The company also touts its "Library Randomization, which prevents malicious commands from finding their targets." But library randomization is only a subset of the far more comprehensive Address Space Layout Randomization found in Windows Vista and 7 which includes code, stack and heap location randomization as well as library location randomization. "Apple's security is not nearly as good or comprehensive as they'd like you to think" Harley says.
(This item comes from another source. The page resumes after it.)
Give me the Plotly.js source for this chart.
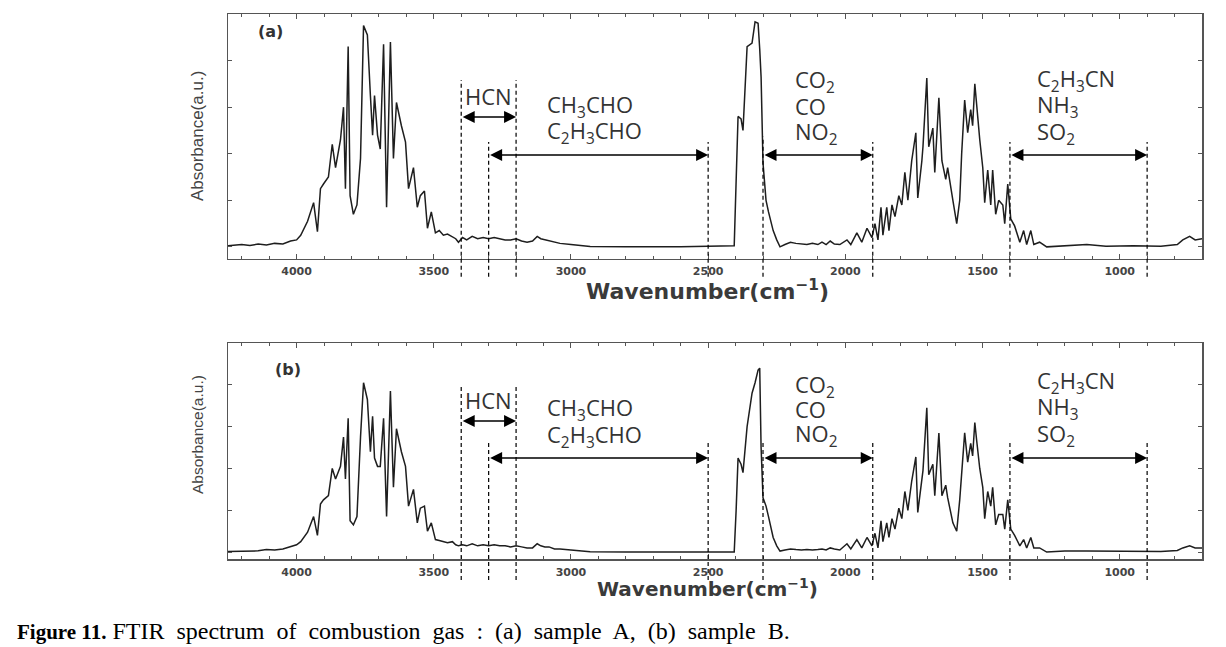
<!DOCTYPE html>
<html><head><meta charset="utf-8">
<script src="https://cdn.plot.ly/plotly-3.0.1.min.js"></script>
<style>html,body{margin:0;padding:0;background:#fff}#chart{width:1226px;height:647px}</style>
</head><body><div id="chart"></div>
<script>
// ---- data ----
const wavenumber = [
 4250,4200,4170,4140,4110,4080,4050,4022,4000,3985,
 3960,3938,3924,3913,3902,3884,3870,3858,3840,3829,
 3822,3812,3805,3793,3780,3767,3756,3742,3731,3723,
 3716,3705,3695,3683,3672,3665,3658,3647,3636,3618,
 3603,3592,3574,3560,3549,3534,3523,3509,3494,3480,
 3465,3450,3432,3420,3410,3395,3380,3360,3340,3320,
 3300,3280,3260,3240,3220,3200,3180,3160,3140,3123,
 3110,3095,3080,3060,3040,3000,2960,2930,2800,2600,
 2405,2398,2391,2380,2373,2358,2340,2329,2318,2312,
 2307,2300,2289,2280,2263,2250,2238,2220,2200,2180,
 2160,2140,2120,2100,2085,2070,2055,2040,2020,1994,
 1980,1958,1940,1921,1903,1892,1881,1870,1863,1849,
 1841,1830,1819,1805,1794,1783,1772,1758,1743,1736,
 1721,1717,1703,1696,1681,1674,1659,1648,1634,1627,
 1608,1594,1583,1576,1565,1554,1543,1536,1528,1521,
 1510,1499,1492,1481,1470,1463,1452,1441,1426,1419,
 1408,1397,1383,1364,1350,1339,1324,1313,1292,1266,
 1200,1120,1050,950,850,790,770,745,725,700];
const absorbanceA = [
 0.005,0.01,0.006,0.012,0.008,0.015,0.012,0.025,0.03,0.05,
 0.11,0.19,0.065,0.25,0.27,0.30,0.44,0.34,0.46,0.60,
 0.25,0.86,0.22,0.14,0.18,0.38,0.95,0.91,0.65,0.48,
 0.65,0.48,0.42,0.87,0.17,0.52,0.88,0.38,0.62,0.52,
 0.45,0.25,0.34,0.17,0.22,0.24,0.08,0.15,0.06,0.07,
 0.05,0.055,0.045,0.035,0.02,0.04,0.03,0.045,0.035,0.04,
 0.035,0.04,0.035,0.03,0.03,0.035,0.025,0.02,0.025,0.045,
 0.035,0.03,0.025,0.02,0.015,0.01,0.005,0.002,0,0,
 0.005,0.3,0.56,0.55,0.50,0.86,0.875,0.966,0.96,0.85,
 0.73,0.36,0.20,0.15,0.07,0.03,0.0,0.01,0.02,0.015,
 0.012,0.01,0.015,0.01,0.02,0.01,0.025,0.012,0.01,0.03,
 0.01,0.06,0.02,0.08,0.04,0.10,0.03,0.17,0.05,0.17,
 0.07,0.18,0.13,0.22,0.18,0.32,0.20,0.37,0.49,0.21,
 0.37,0.43,0.725,0.43,0.51,0.32,0.64,0.37,0.29,0.34,
 0.20,0.10,0.20,0.40,0.63,0.49,0.59,0.52,0.70,0.59,
 0.46,0.34,0.19,0.33,0.18,0.33,0.14,0.20,0.18,0.10,
 0.27,0.12,0.09,0.02,0.07,0.01,0.07,0.01,0.02,0.0,
 0.005,0.01,0.003,0.005,0.003,0.01,0.03,0.045,0.03,0.035];
const absorbanceB = [
 0.003,0.005,0.008,0.006,0.012,0.01,0.015,0.025,0.035,0.05,
 0.095,0.17,0.08,0.23,0.25,0.27,0.40,0.35,0.41,0.55,
 0.35,0.64,0.15,0.13,0.17,0.55,0.81,0.73,0.48,0.65,
 0.45,0.41,0.41,0.64,0.17,0.47,0.77,0.31,0.59,0.48,
 0.41,0.22,0.30,0.14,0.21,0.22,0.10,0.14,0.06,0.055,
 0.05,0.045,0.05,0.035,0.03,0.035,0.03,0.04,0.03,0.035,
 0.03,0.035,0.03,0.03,0.025,0.03,0.025,0.02,0.02,0.04,
 0.03,0.025,0.025,0.015,0.015,0.01,0.005,0.002,0,0,
 0.0,0.2,0.45,0.42,0.38,0.60,0.76,0.81,0.87,0.88,
 0.50,0.26,0.22,0.17,0.07,0.03,0.005,0.01,0.015,0.012,
 0.01,0.012,0.01,0.012,0.015,0.01,0.02,0.015,0.01,0.04,
 0.015,0.06,0.02,0.07,0.03,0.09,0.02,0.15,0.05,0.14,
 0.07,0.16,0.11,0.21,0.16,0.29,0.20,0.34,0.455,0.19,
 0.34,0.39,0.69,0.37,0.42,0.27,0.57,0.27,0.32,0.26,
 0.14,0.10,0.25,0.36,0.57,0.43,0.52,0.46,0.62,0.53,
 0.40,0.31,0.16,0.29,0.22,0.31,0.13,0.18,0.18,0.11,
 0.25,0.11,0.08,0.03,0.06,0.02,0.07,0.02,0.02,0.0,
 0.005,0.005,0.004,0.002,0.003,0.008,0.02,0.03,0.02,0.02];

const xTickVals = [4000, 3500, 3000, 2500, 2000, 1500, 1000];
const xTickText = ['4000', '3500', '3000', '2500', '2000', '1500', '1000'];

// absorption regions: start / end wavenumber and gas labels (one list of lines per region)
const regionStart = [3400, 3300, 2300, 1400];
const regionEnd   = [3200, 2500, 1900, 900];
const regionLabels = [
 ['HCN'],
 ['CH<sub>3</sub>CHO', 'C<sub>2</sub>H<sub>3</sub>CHO'],
 ['CO<sub>2</sub>', 'CO', 'NO<sub>2</sub>'],
 ['C<sub>2</sub>H<sub>3</sub>CN', 'NH<sub>3</sub>', 'SO<sub>2</sub>']];
const regionLabelX = [3392, 3094, 2191, 1310];
const panelTags = ['(a)', '(b)'];
const seriesNames = ['sample A', 'sample B'];
const yTitle = 'Absorbance(a.u.)';
const xTitle = 'Wavenumber(cm<sup>\u22121</sup>)';
const caption = '<span style="font-size:21px"><b>Figure 11.</b></span> FTIR\u00a0 spectrum\u00a0 of\u00a0 combustion\u00a0 gas\u00a0 :\u00a0 (a)\u00a0 sample\u00a0 A,\u00a0 (b)\u00a0 sample\u00a0 B.';

// ---- layout geometry (style only) ----
const panels = [
 {xa:'x', ya:'y', dom:[0.5505, 1], yr:[-0.052, 1], data:absorbanceA, tagPos:[0.0441, 0.967],
  lineTop:[0.731,0.478,0.731,0.478,0.50,0.478,0.478,0.478], lineBot:-0.073,
  arrowY:[0.580,0.424,0.424,0.424],
  labelY:[[0.665],[0.624,0.518],[0.727,0.624,0.514],[0.731,0.624,0.514]],
  yTitleY:0.776, yTitleSize:17, xTitleY:0.4936, xTitleSize:22, standoff:1},
 {xa:'x2', ya:'y2', dom:[0, 0.3963], yr:[-0.033, 1], data:absorbanceB, tagPos:[0.0616, 0.3486],
  lineTop:[0.801,0.537,0.801,0.537,0.55,0.537,0.537,0.537], lineBot:-0.097,
  arrowY:[0.639,0.468,0.468,0.468],
  labelY:[[0.736],[0.694,0.569],[0.800,0.694,0.574],[0.819,0.699,0.574]],
  yTitleY:0.2275, yTitleSize:15.5, xTitleY:-0.0532, xTitleSize:20, standoff:2}
];

const boundaries = Array.from(new Set(regionStart.concat(regionEnd))).sort((a, b) => b - a);

const axisColor = '#555';
const traces = [];
const shapes = [];
const annotations = [];
const layout = {
 width: 1226, height: 647,
 margin: {l: 228, r: 24, t: 14, b: 88},
 paper_bgcolor: '#fff', plot_bgcolor: '#fff',
 showlegend: false
};

panels.forEach((p, k) => {
 const xKey = p.xa === 'x' ? 'xaxis' : 'xaxis2';
 const yKey = p.ya === 'y' ? 'yaxis' : 'yaxis2';
 traces.push({
  type: 'scatter', mode: 'lines', name: seriesNames[k],
  x: wavenumber, y: p.data, xaxis: p.xa, yaxis: p.ya,
  line: {color: '#1e1e1e', width: 1.5}, hoverinfo: 'skip'
 });
 layout[xKey] = {
  anchor: p.ya, domain: [0, 1], range: [4250, 700],
  showline: true, linecolor: axisColor, linewidth: 1.5, mirror: 'allticks',
  ticks: 'inside', ticklen: 5, tickwidth: 1, tickcolor: axisColor,
  tickmode: 'array', tickvals: xTickVals, ticktext: xTickText,
  tickfont: {family: 'DejaVu Sans', size: 11, color: '#444', weight: 'bold'},
  ticklabelstandoff: p.standoff,
  minor: {tickmode: 'linear', tick0: 0, dtick: 100, ticks: 'inside', ticklen: 3, tickcolor: axisColor, showgrid: false},
  showgrid: false, zeroline: false
 };
 layout[yKey] = {
  anchor: p.xa, domain: p.dom, range: p.yr,
  showline: true, linecolor: axisColor, linewidth: 1.5, mirror: 'ticks',
  ticks: 'inside', ticklen: 4, tickcolor: axisColor, tick0: 0, dtick: 0.2,
  showticklabels: false, showgrid: false, zeroline: false
 };
 // dashed boundary lines
 boundaries.forEach((b, i) => {
  shapes.push({type: 'line', xref: p.xa, yref: p.ya + ' domain', x0: b, x1: b,
   y0: p.lineBot, y1: p.lineTop[i], line: {color: '#000', width: 1.2, dash: '4px,3px'}});
 });
 // double-headed arrows and labels
 regionStart.forEach((s, i) => {
  annotations.push({xref: p.xa, yref: p.ya + ' domain', x: regionEnd[i], y: p.arrowY[i],
   axref: p.xa, ayref: p.ya + ' domain', ax: s, ay: p.arrowY[i], text: '', showarrow: true,
   arrowhead: 2, startarrowhead: 2, arrowside: 'end+start', arrowsize: 1.6, startarrowsize: 1.6,
   arrowwidth: 1.5, arrowcolor: '#000', standoff: 0, startstandoff: 0});
  regionLabels[i].forEach((line, j) => {
   annotations.push({xref: p.xa, yref: p.ya + ' domain', x: regionLabelX[i], y: p.labelY[i][j],
    xanchor: 'left', yanchor: 'middle', align: 'left', showarrow: false, text: line,
    font: {family: 'Open Sans', size: 22, color: '#333'}});
  });
 });
 // panel tag
 annotations.push({xref: 'paper', yref: 'paper', x: p.tagPos[0], y: p.tagPos[1],
  xanchor: 'center', yanchor: 'middle', showarrow: false,
  text: panelTags[k], font: {family: 'DejaVu Sans', size: 16, color: '#333', weight: 'bold'}});
 // axis titles
 annotations.push({xref: 'paper', yref: 'paper', x: -0.0318, y: p.yTitleY, textangle: -90,
  xanchor: 'center', yanchor: 'middle', showarrow: false,
  text: yTitle, font: {family: 'Liberation Sans Narrow, Arial Narrow, Liberation Sans', size: p.yTitleSize, color: '#444'}});
 annotations.push({xref: 'paper', yref: 'paper', x: 0.4918, y: p.xTitleY,
  xanchor: 'center', yanchor: 'middle', showarrow: false,
  text: xTitle, font: {family: 'DejaVu Sans', size: p.xTitleSize, color: '#3a3a3a', weight: 'bold'}});
});

annotations.push({xref: 'paper', yref: 'paper', x: -0.2187, y: -0.1321, xanchor: 'left', yanchor: 'middle',
 showarrow: false, text: caption, font: {family: 'Liberation Serif', size: 24, color: '#000'}});

layout.shapes = shapes;
layout.annotations = annotations;

Plotly.newPlot('chart', traces, layout, {displayModeBar: false, staticPlot: true});
</script></body></html>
So what implications does all this have for network administrators tasked with protecting their infrastructure in enterprises with a growing proportion of Macs? Certainly they should be aware that Apple computers present a real security risk, and that this risk is likely to increase if Macs become more popular in enterprise. "If your security infrastructure is geared towards Windows desktops, then it's probable that your perimeter defenses are geared to Windows, says Harley." That means Mac threats are unlikely to be detected as they enter your network." Running security software on each Mac as an extra layer of defense would therefore be a sensible precaution, he believes. Ensuring Mac users are aware of the possibility of social engineering attacks, such as being asked for their password by someone posing as a member of the IT department, is also a good idea.
While Macs may pose a less obvious security risk than PCs, the risks that they pose should not be ignored, Harley concludes. "I would be treating Macs with caution. Not panic, but caution."